TASK TO CARRY OUT:
The records should be repeated word for word, pictures excluded.

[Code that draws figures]
----
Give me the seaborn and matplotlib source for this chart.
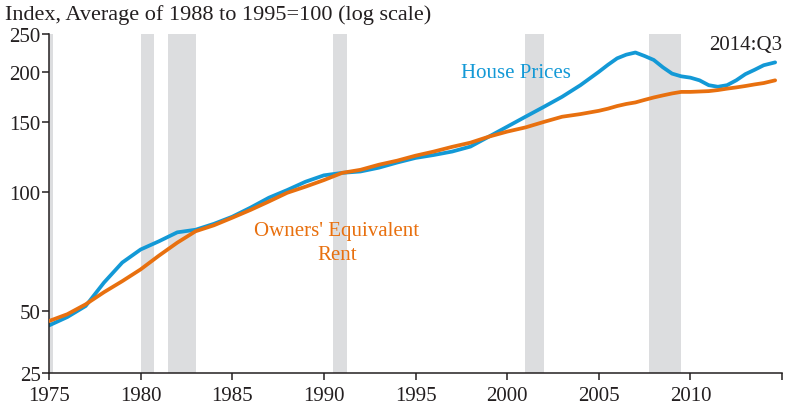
import numpy as np
import pandas as pd
import matplotlib
matplotlib.use('Agg')
import matplotlib.pyplot as plt
from matplotlib.ticker import NullLocator
import seaborn as sns

# Quarterly-ish readings (index, 1988-1995 avg = 100)
years = [1975, 1976, 1977, 1978, 1979, 1980, 1981, 1982, 1983, 1984,
         1985, 1986, 1987, 1988, 1989, 1990, 1991, 1992, 1993, 1994,
         1995, 1996, 1997, 1998, 1999, 2000, 2001, 2002, 2003, 2004,
         2005, 2005.5, 2006, 2006.5, 2007, 2007.5, 2008, 2008.5, 2009, 2009.5,
         2010, 2010.5, 2011, 2011.5, 2012, 2012.5, 2013, 2013.5, 2014, 2014.625]

house_prices = [46.0, 48.3, 51.5, 59.0, 66.3, 71.5, 75.0, 79.0, 80.2, 83.0,
                86.5, 91.2, 96.6, 101.0, 106.0, 110.0, 111.6, 112.5, 115.0, 118.5,
                121.7, 123.8, 126.3, 130.0, 137.7, 145.9, 154.6, 163.7, 173.6, 185.7,
                200.6, 209.0, 217.0, 221.7, 224.5, 220.0, 215.0, 206.0, 198.6, 195.5,
                194.0, 191.0, 185.7, 184.0, 185.7, 191.0, 198.0, 203.0, 208.5, 212.0]

owners_rent = [47.2, 49.1, 52.0, 55.8, 59.5, 63.7, 69.0, 74.4, 79.5, 82.3,
               86.0, 90.0, 94.5, 99.4, 103.0, 107.0, 111.6, 113.6, 117.0, 119.8,
               123.3, 126.3, 129.8, 133.0, 137.7, 141.8, 145.3, 150.0, 154.6, 157.0,
               160.0, 162.0, 164.5, 166.5, 168.0, 170.5, 172.9, 175.0, 177.0, 178.6,
               178.6, 179.0, 179.4, 180.5, 182.0, 183.3, 184.8, 186.5, 188.0, 191.0]

# NBER recessions (start, end)
recessions = [(1973.9, 1975.2), (1980.0, 1980.75), (1981.5, 1983.0),
              (1990.5, 1991.25), (2001.0, 2002.0), (2007.75, 2009.5)]

y_ticks = [34.9, 50, 100, 150, 200, 250]
y_labels = ['25', '50', '100', '150', '200', '250']
x_ticks = [1975, 1980, 1985, 1990, 1995, 2000, 2005, 2010, 2015]
x_labels = ['1975', '1980', '1985', '1990', '1995', '2000', '2005', '2010', '']

df = pd.DataFrame({'year': years, 'House Prices': house_prices,
                   "Owners' Equivalent Rent": owners_rent})

sns.set_theme(style='white')
plt.rcParams['font.family'] = ['Liberation Serif', 'DejaVu Serif']

blue = '#1399d6'
orange = '#e8700f'
text_col = '#231f20'

fig = plt.figure(figsize=(7.85, 4.14), dpi=100)
ax = fig.add_axes([0.0624, 0.0966, 0.9338, 0.8189])

for start, end in recessions:
    ax.axvspan(start, end, color='#dcdddf', lw=0, zorder=0)

sns.lineplot(data=df, x='year', y="Owners' Equivalent Rent", color=orange,
             lw=2.7, ax=ax, zorder=3)
sns.lineplot(data=df, x='year', y='House Prices', color=blue,
             lw=2.7, ax=ax, zorder=2)

ax.set_yscale('log')
ax.set_ylim(34.9, 250)
ax.set_xlim(1975, 2015)
ax.yaxis.set_minor_locator(NullLocator())
ax.set_yticks(y_ticks)
ax.set_yticklabels(y_labels)
ax.set_xticks(x_ticks)
ax.set_xticklabels(x_labels)
ax.set_xlabel('')
ax.set_ylabel('')

for side in ['top', 'right']:
    ax.spines[side].set_visible(False)
for side in ['left', 'bottom']:
    ax.spines[side].set_color(text_col)
    ax.spines[side].set_linewidth(1.1)

ax.tick_params(axis='both', which='major', direction='out', length=5,
               width=1.1, color=text_col, labelcolor=text_col, labelsize=15,
               left=True, bottom=True)
ax.tick_params(axis='y', pad=1)
ax.tick_params(axis='x', pad=4)

fig.text(0.006, 0.963, 'Index, Average of 1988 to 1995=100 (log scale)',
         fontsize=16, color=text_col, ha='left', va='center')
ax.text(2015, 235, '2014:Q3', fontsize=15, color=text_col, ha='right', va='center')
ax.text(2000.5, 200, 'House Prices', fontsize=15, color=blue, ha='center', va='center')
ax.text(1990.7, 74.5, "Owners' Equivalent\nRent", fontsize=15, color=orange,
        ha='center', va='center', linespacing=1.4)

fig.savefig('out.png', dpi=100)
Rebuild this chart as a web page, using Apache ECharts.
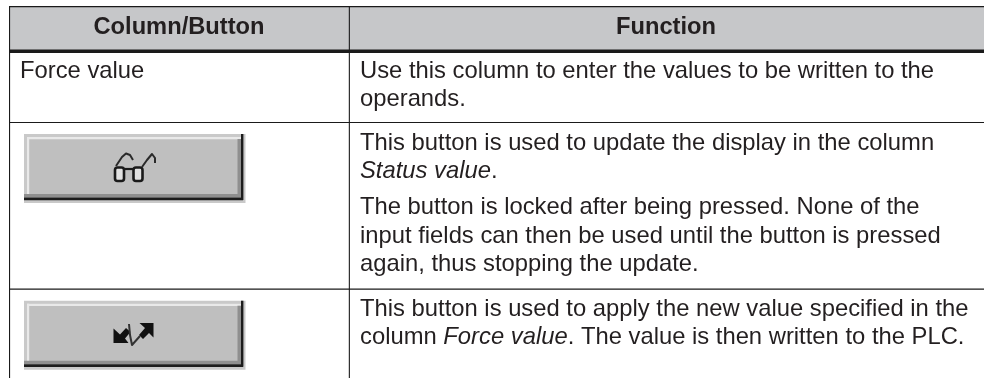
----
SOLUTION FOR THIS EXERCISE:
Give me the seaborn and matplotlib source for this chart.
import numpy as np
import pandas as pd
import matplotlib
matplotlib.use('Agg')
import matplotlib.pyplot as plt
from matplotlib.ticker import NullLocator
import seaborn as sns

# Quarterly-ish readings (index, 1988-1995 avg = 100)
years = [1975, 1976, 1977, 1978, 1979, 1980, 1981, 1982, 1983, 1984,
         1985, 1986, 1987, 1988, 1989, 1990, 1991, 1992, 1993, 1994,
         1995, 1996, 1997, 1998, 1999, 2000, 2001, 2002, 2003, 2004,
         2005, 2005.5, 2006, 2006.5, 2007, 2007.5, 2008, 2008.5, 2009, 2009.5,
         2010, 2010.5, 2011, 2011.5, 2012, 2012.5, 2013, 2013.5, 2014, 2014.625]

house_prices = [46.0, 48.3, 51.5, 59.0, 66.3, 71.5, 75.0, 79.0, 80.2, 83.0,
                86.5, 91.2, 96.6, 101.0, 106.0, 110.0, 111.6, 112.5, 115.0, 118.5,
                121.7, 123.8, 126.3, 130.0, 137.7, 145.9, 154.6, 163.7, 173.6, 185.7,
                200.6, 209.0, 217.0, 221.7, 224.5, 220.0, 215.0, 206.0, 198.6, 195.5,
                194.0, 191.0, 185.7, 184.0, 185.7, 191.0, 198.0, 203.0, 208.5, 212.0]

owners_rent = [47.2, 49.1, 52.0, 55.8, 59.5, 63.7, 69.0, 74.4, 79.5, 82.3,
               86.0, 90.0, 94.5, 99.4, 103.0, 107.0, 111.6, 113.6, 117.0, 119.8,
               123.3, 126.3, 129.8, 133.0, 137.7, 141.8, 145.3, 150.0, 154.6, 157.0,
               160.0, 162.0, 164.5, 166.5, 168.0, 170.5, 172.9, 175.0, 177.0, 178.6,
               178.6, 179.0, 179.4, 180.5, 182.0, 183.3, 184.8, 186.5, 188.0, 191.0]

# NBER recessions (start, end)
recessions = [(1973.9, 1975.2), (1980.0, 1980.75), (1981.5, 1983.0),
              (1990.5, 1991.25), (2001.0, 2002.0), (2007.75, 2009.5)]

y_ticks = [34.9, 50, 100, 150, 200, 250]
y_labels = ['25', '50', '100', '150', '200', '250']
x_ticks = [1975, 1980, 1985, 1990, 1995, 2000, 2005, 2010, 2015]
x_labels = ['1975', '1980', '1985', '1990', '1995', '2000', '2005', '2010', '']

df = pd.DataFrame({'year': years, 'House Prices': house_prices,
                   "Owners' Equivalent Rent": owners_rent})

sns.set_theme(style='white')
plt.rcParams['font.family'] = ['Liberation Serif', 'DejaVu Serif']

blue = '#1399d6'
orange = '#e8700f'
text_col = '#231f20'

fig = plt.figure(figsize=(7.85, 4.14), dpi=100)
ax = fig.add_axes([0.0624, 0.0966, 0.9338, 0.8189])

for start, end in recessions:
    ax.axvspan(start, end, color='#dcdddf', lw=0, zorder=0)

sns.lineplot(data=df, x='year', y="Owners' Equivalent Rent", color=orange,
             lw=2.7, ax=ax, zorder=3)
sns.lineplot(data=df, x='year', y='House Prices', color=blue,
             lw=2.7, ax=ax, zorder=2)

ax.set_yscale('log')
ax.set_ylim(34.9, 250)
ax.set_xlim(1975, 2015)
ax.yaxis.set_minor_locator(NullLocator())
ax.set_yticks(y_ticks)
ax.set_yticklabels(y_labels)
ax.set_xticks(x_ticks)
ax.set_xticklabels(x_labels)
ax.set_xlabel('')
ax.set_ylabel('')

for side in ['top', 'right']:
    ax.spines[side].set_visible(False)
for side in ['left', 'bottom']:
    ax.spines[side].set_color(text_col)
    ax.spines[side].set_linewidth(1.1)

ax.tick_params(axis='both', which='major', direction='out', length=5,
               width=1.1, color=text_col, labelcolor=text_col, labelsize=15,
               left=True, bottom=True)
ax.tick_params(axis='y', pad=1)
ax.tick_params(axis='x', pad=4)

fig.text(0.006, 0.963, 'Index, Average of 1988 to 1995=100 (log scale)',
         fontsize=16, color=text_col, ha='left', va='center')
ax.text(2015, 235, '2014:Q3', fontsize=15, color=text_col, ha='right', va='center')
ax.text(2000.5, 200, 'House Prices', fontsize=15, color=blue, ha='center', va='center')
ax.text(1990.7, 74.5, "Owners' Equivalent\nRent", fontsize=15, color=orange,
        ha='center', va='center', linespacing=1.4)

fig.savefig('out.png', dpi=100)
Rebuild this chart as a web page, using Apache ECharts.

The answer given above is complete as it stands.